One might ask: what positive evidence is there that Namier ever read much of Burke? For it seems to me that you cannot take in a dozen pages of Burke without realising that the man was transparently sincere, as anyone who heard or read him at the time felt instinctively. Indeed the real case against Burke was quite the opposite to Namier's: far from being a careerist without beliefs, he was an obsessive. He refused to receive Fox on his deathbed not for personal reasons but because he feared it would be seen as an erosion of his principles. He was not merely a living obsessive but a posthumous one.

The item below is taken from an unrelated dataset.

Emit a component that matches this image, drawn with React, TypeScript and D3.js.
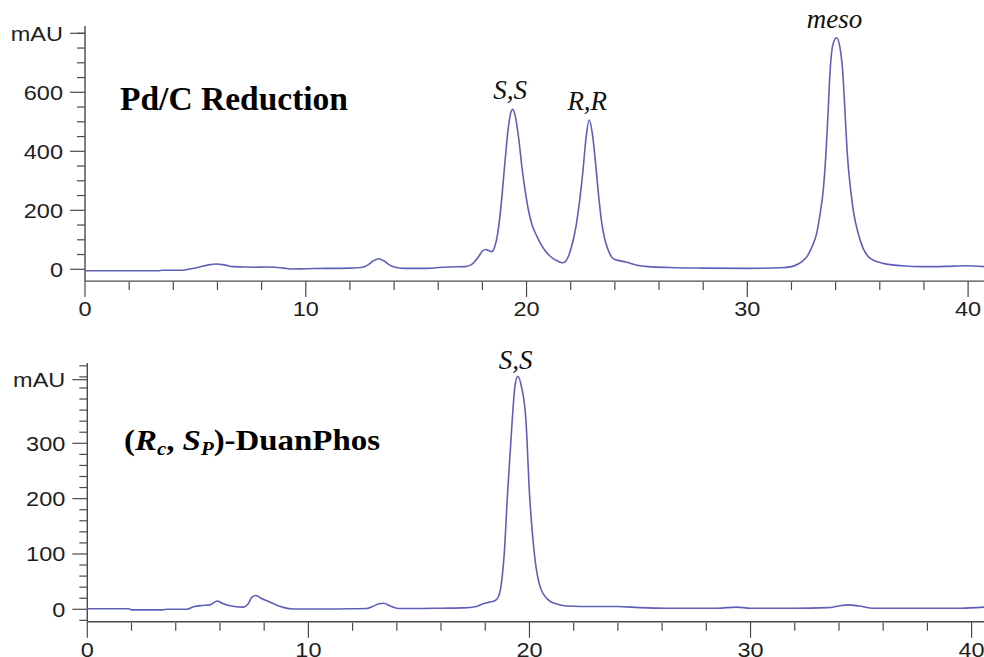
import React from "react";
import * as d3 from "d3";

// ---- Data (retention time in min, absorbance in mAU) ----
const topTime = [0, 3.3, 3.5, 4.4, 4.8, 5.2, 5.6, 5.96, 6.3, 6.7, 7.2, 7.7, 8.2, 8.6, 9.0, 9.4, 10, 11, 12, 12.5, 12.8, 13.05, 13.3, 13.55, 13.8, 14.1, 14.5, 15.5, 16.0, 16.5, 17.2, 17.5, 17.8, 18.0, 18.15, 18.3, 18.42, 18.55, 18.7, 18.85, 19.0, 19.15, 19.3, 19.38, 19.5, 19.65, 19.8, 19.95, 20.1, 20.25, 20.45, 20.65, 20.85, 21.06, 21.3, 21.5, 21.65, 21.8, 21.95, 22.1, 22.25, 22.4, 22.55, 22.7, 22.84, 22.98, 23.1, 23.25, 23.4, 23.55, 23.7, 23.85, 24.0, 24.5, 25.0, 25.5, 26.5, 28, 30, 31.5, 32.0, 32.3, 32.5, 32.7, 32.95, 33.14, 33.3, 33.44, 33.56, 33.65, 33.74, 33.87, 34.04, 34.2, 34.32, 34.42, 34.52, 34.68, 34.82, 35.02, 35.25, 35.48, 35.8, 36.16, 37, 38, 39, 39.9, 40.75];
const topValue = [-5, -5, -3, -3, 2, 8, 15, 18, 15, 9, 8, 7, 8, 7, 4, 1, 2, 3, 4, 6, 14, 28, 36, 28, 14, 6, 3, 3, 6, 8, 9, 16, 40, 62, 67, 63, 60, 75, 125, 220, 345, 465, 535, 542, 515, 440, 340, 260, 195, 150, 115, 85, 62, 45, 32, 25, 22, 30, 55, 95, 150, 230, 330, 450, 506, 460, 380, 260, 160, 100, 65, 42, 33, 25, 14, 9, 6, 4, 3, 5, 9, 18, 28, 43, 80, 122, 190, 269, 392, 520, 660, 760, 785, 750, 670, 540, 400, 269, 190, 122, 70, 43, 28, 20, 12, 9, 10, 12, 9];

const bottomTime = [0, 1.9, 2.0, 3.4, 3.6, 4.5, 4.84, 5.2, 5.55, 5.88, 6.1, 6.4, 7.06, 7.28, 7.45, 7.63, 7.9, 8.2, 8.6, 8.9, 9.3, 10, 11, 12, 12.64, 12.9, 13.2, 13.4, 13.7, 14.07, 15, 16, 17, 17.6, 17.9, 18.2, 18.45, 18.56, 18.71, 18.86, 19.01, 19.22, 19.34, 19.47, 19.64, 19.84, 20.0, 20.22, 20.48, 20.85, 21.2, 21.68, 23.0, 23.94, 25, 26.2, 28.5, 29.37, 30, 32, 33.5, 34.0, 34.42, 34.9, 35.55, 38, 39.5, 40.56];
const bottomValue = [1, 1, -1, -1, 0, 0, 5, 7, 8, 15, 11, 7, 4, 10, 22, 25, 19, 14, 7, 3, 0.5, 0.5, 0.5, 1, 1.5, 5, 10, 11, 6, 1.5, 1.5, 2, 2.5, 5, 10, 13, 16, 20, 41, 101, 210, 342, 402, 421, 402, 342, 210, 101, 41, 17, 10, 6, 5, 5, 3, 2, 2, 4, 2, 2, 3, 6, 8, 6, 2, 2, 2, 4];

const xMajorTicks = [0, 10, 20, 30, 40];
const topYMajorTicks = [0, 200, 400, 600];
const bottomYMajorTicks = [0, 100, 200, 300];

const topPeakLabels = [
  { text: "S,S", t: 19.35, v: 542 },
  { text: "R,R", t: 22.84, v: 506 },
  { text: "meso", t: 34.04, v: 785 },
];
const bottomPeakLabels = [{ text: "S,S", t: 19.47, v: 421 }];

const W = 984;
const H = 657;
const LINE = "#5f5fb8";
const AXIS = "#4a4a4a";
const TXT = "#1e1e1e";

type PanelProps = {
  time: number[];
  value: number[];
  xRange: [number, number];
  xDomainMax: number;
  yDomain: [number, number];
  yRange: [number, number];
  yAxisTopV: number;
  yAxisBottomV: number;
  yMajor: number[];
  yMinorStep: number;
  yMinorMin: number;
  mauV: number;
  peaks: { text: string; t: number; v: number }[];
  labelGap: number;
};

function Panel(p: PanelProps) {
  const x = d3.scaleLinear().domain([0, p.xDomainMax]).range(p.xRange);
  const y = d3.scaleLinear().domain(p.yDomain).range(p.yRange);
  const x0 = x(0);
  const axisY = y(p.yAxisBottomV);
  const axisTop = y(p.yAxisTopV);
  const pts = p.time.map((t, i) => [t, p.value[i]] as [number, number]);
  const line = d3
    .line<[number, number]>()
    .x((d) => x(d[0]))
    .y((d) => y(d[1]))
    .curve(d3.curveMonotoneX);
  const yMinor = d3.range(p.yMinorMin, p.yAxisTopV, p.yMinorStep).filter((v) => !p.yMajor.includes(v));
  const xMinor = d3.range(0, p.xDomainMax, 2).filter((v) => v % 10 !== 0);
  const xMajor = xMajorTicks.filter((v) => v <= p.xDomainMax);
  const sx = 1.12;
  return (
    <g>
      <line x1={x0} x2={x0} y1={axisTop} y2={axisY} stroke={AXIS} strokeWidth={1.4} />
      <line x1={x0} x2={W} y1={axisY} y2={axisY} stroke={AXIS} strokeWidth={1.4} />
      {yMinor.map((v) => (
        <line key={"ym" + v} x1={x0 - 8} x2={x0} y1={y(v)} y2={y(v)} stroke={AXIS} strokeWidth={1.2} />
      ))}
      {p.yMajor.concat([p.mauV]).map((v) => (
        <line key={"yM" + v} x1={x0 - 15} x2={x0} y1={y(v)} y2={y(v)} stroke={AXIS} strokeWidth={1.2} />
      ))}
      {p.yMajor.map((v) => (
        <text
          key={"yl" + v}
          transform={`translate(${x0 - 22},${y(v) + 7.5}) scale(${sx},1)`}
          textAnchor="end"
          fontFamily="Liberation Sans, Arial, sans-serif"
          fontSize={21}
          fill={TXT}
        >
          {v}
        </text>
      ))}
      <text
        transform={`translate(${x0 - 22},${y(p.mauV) + 7.5}) scale(${sx},1)`}
        textAnchor="end"
        fontFamily="Liberation Sans, Arial, sans-serif"
        fontSize={21}
        fill={TXT}
      >
        mAU
      </text>
      {xMinor.map((v) => (
        <line key={"xm" + v} x1={x(v)} x2={x(v)} y1={axisY + 1} y2={axisY + 9} stroke={AXIS} strokeWidth={1.2} />
      ))}
      {xMajor.map((v) => (
        <line key={"xM" + v} x1={x(v)} x2={x(v)} y1={axisY} y2={axisY + 16} stroke={AXIS} strokeWidth={1.2} />
      ))}
      {xMajor.map((v) => (
        <text
          key={"xl" + v}
          transform={`translate(${x(v)},${axisY + 35}) scale(${sx},1)`}
          textAnchor="middle"
          fontFamily="Liberation Sans, Arial, sans-serif"
          fontSize={21}
          fill={TXT}
        >
          {v}
        </text>
      ))}
      <path d={line(pts) || ""} fill="none" stroke={LINE} strokeWidth={1.6} strokeLinejoin="round" />
      {p.peaks.map((pk) => (
        <text
          key={pk.text + pk.t}
          x={x(pk.t) - 2}
          y={y(pk.v) - p.labelGap}
          textAnchor="middle"
          fontFamily="Liberation Serif, Times New Roman, serif"
          fontStyle="italic"
          fontSize={27}
          fill="#111"
        >
          {pk.text}
        </text>
      ))}
    </g>
  );
}

export default function App() {
  return (
    <svg
      width={W}
      height={H}
      viewBox={`0 0 ${W} ${H}`}
      style={{ position: "absolute", left: 0, top: 0, display: "block", background: "#fff" }}
    >
      <rect x={0} y={0} width={W} height={H} fill="#fff" />
      <Panel
        time={topTime}
        value={topValue}
        xRange={[85, 984]}
        xDomainMax={40.72}
        yDomain={[0, 800]}
        yRange={[269.3, 33.3]}
        yAxisTopV={825}
        yAxisBottomV={-40}
        yMajor={topYMajorTicks}
        yMinorStep={50}
        yMinorMin={0}
        mauV={800}
        peaks={topPeakLabels}
        labelGap={10}
      />
      <Panel
        time={bottomTime}
        value={bottomValue}
        xRange={[87.3, 984]}
        xDomainMax={40.56}
        yDomain={[0, 300]}
        yRange={[609.3, 443.3]}
        yAxisTopV={445}
        yAxisBottomV={-22.4}
        yMajor={bottomYMajorTicks}
        yMinorStep={20}
        yMinorMin={-20}
        mauV={415}
        peaks={bottomPeakLabels}
        labelGap={7}
      />
      <text
        x={120}
        y={110}
        fontFamily="Liberation Serif, Times New Roman, serif"
        fontWeight="bold"
        fontSize={33}
        textLength={228}
        lengthAdjust="spacingAndGlyphs"
        fill="#000"
      >
        Pd/C Reduction
      </text>
      <text
        x={124}
        y={450}
        fontFamily="Liberation Serif, Times New Roman, serif"
        fontWeight="bold"
        fontSize={30}
        textLength={256}
        lengthAdjust="spacingAndGlyphs"
        fill="#000"
      >
        <tspan>(</tspan>
        <tspan fontStyle="italic">R</tspan>
        <tspan fontStyle="italic" fontSize={19} dy={5}>c</tspan>
        <tspan dy={-5}>, </tspan>
        <tspan fontStyle="italic">S</tspan>
        <tspan fontStyle="italic" fontSize={19} dy={5}>P</tspan>
        <tspan dy={-5}>)-DuanPhos</tspan>
      </text>
    </svg>
  );
}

O'Brien thus has no difficulty in sweeping the Namierite detritus off the floor of English history, at least as far as Burke is concerned. He is able, indeed, to elevate Burke's importance in several key respects: as the reformer most responsible for the relaxation of the penal laws against Catholics, as the statesman who ended the war against America, and as the real architect, for better or for worse, of the Fox-North coalition. O'Brien is not always convincing. He overstates the case against Warren Hastings, just as he accuses Hasting's biographers of overstating the case for him. But even when he is least plausible, I read on with relish. In fact, O'Brien's account of the India battles is so good as to leave one astonished at the sheer richness of our political society in the last quarter of the 18th century: that, at a time of trial in Britain's affairs, two of her greatest talents, Burke and Hastings, should be locked in long and deadly conflict over the way to govern India - by enlightened realpolitik or perilous principle.

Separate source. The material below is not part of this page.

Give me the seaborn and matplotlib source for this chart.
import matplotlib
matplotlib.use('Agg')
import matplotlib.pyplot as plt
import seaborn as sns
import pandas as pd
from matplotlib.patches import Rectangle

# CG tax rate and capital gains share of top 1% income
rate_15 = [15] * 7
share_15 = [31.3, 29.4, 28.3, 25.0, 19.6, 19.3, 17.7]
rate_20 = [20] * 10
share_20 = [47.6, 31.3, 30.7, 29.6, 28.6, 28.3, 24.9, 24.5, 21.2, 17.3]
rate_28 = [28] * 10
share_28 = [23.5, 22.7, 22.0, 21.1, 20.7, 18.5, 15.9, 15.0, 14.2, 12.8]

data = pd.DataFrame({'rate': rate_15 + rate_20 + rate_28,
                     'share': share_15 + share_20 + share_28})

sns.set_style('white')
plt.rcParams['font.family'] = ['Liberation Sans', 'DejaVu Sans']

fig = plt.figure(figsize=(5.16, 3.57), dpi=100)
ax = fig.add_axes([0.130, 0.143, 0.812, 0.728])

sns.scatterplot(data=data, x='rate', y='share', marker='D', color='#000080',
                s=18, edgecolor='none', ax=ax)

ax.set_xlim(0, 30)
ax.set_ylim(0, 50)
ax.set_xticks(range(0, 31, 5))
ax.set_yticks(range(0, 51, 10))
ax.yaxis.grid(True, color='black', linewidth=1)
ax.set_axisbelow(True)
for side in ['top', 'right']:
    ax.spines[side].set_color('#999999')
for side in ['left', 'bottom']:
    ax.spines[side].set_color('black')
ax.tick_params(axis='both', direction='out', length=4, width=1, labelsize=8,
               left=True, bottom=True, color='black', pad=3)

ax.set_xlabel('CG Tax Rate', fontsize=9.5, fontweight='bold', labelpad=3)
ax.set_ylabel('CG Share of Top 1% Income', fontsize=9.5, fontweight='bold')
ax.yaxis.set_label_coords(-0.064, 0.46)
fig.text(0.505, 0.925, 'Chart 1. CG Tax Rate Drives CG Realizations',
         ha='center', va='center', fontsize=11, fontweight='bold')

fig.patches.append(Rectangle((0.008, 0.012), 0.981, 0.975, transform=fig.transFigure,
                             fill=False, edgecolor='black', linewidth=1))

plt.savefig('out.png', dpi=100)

O'Brien's study is not merely a reconstruction of a fascinating man and period. It is also a tract for the times. For he presents Burke's writings against the French revolution as 'the first great act of intellectual resistance against the first great experiment in totalitarian innovation'. O'Brien's final section, in which he ties all the threads of the Great Melody together in one triumphant recapitulation, and his epilogue, which serves as a thundering coda to the whole work, is a superb piece of writing. It sets the collapse of communist rule, and the further horrors which may follow it, in an illuminating Burkeian perspective, and provides food for much thought. I cannot remember another time when I finished a book of more than 600 pages wishing it were longer.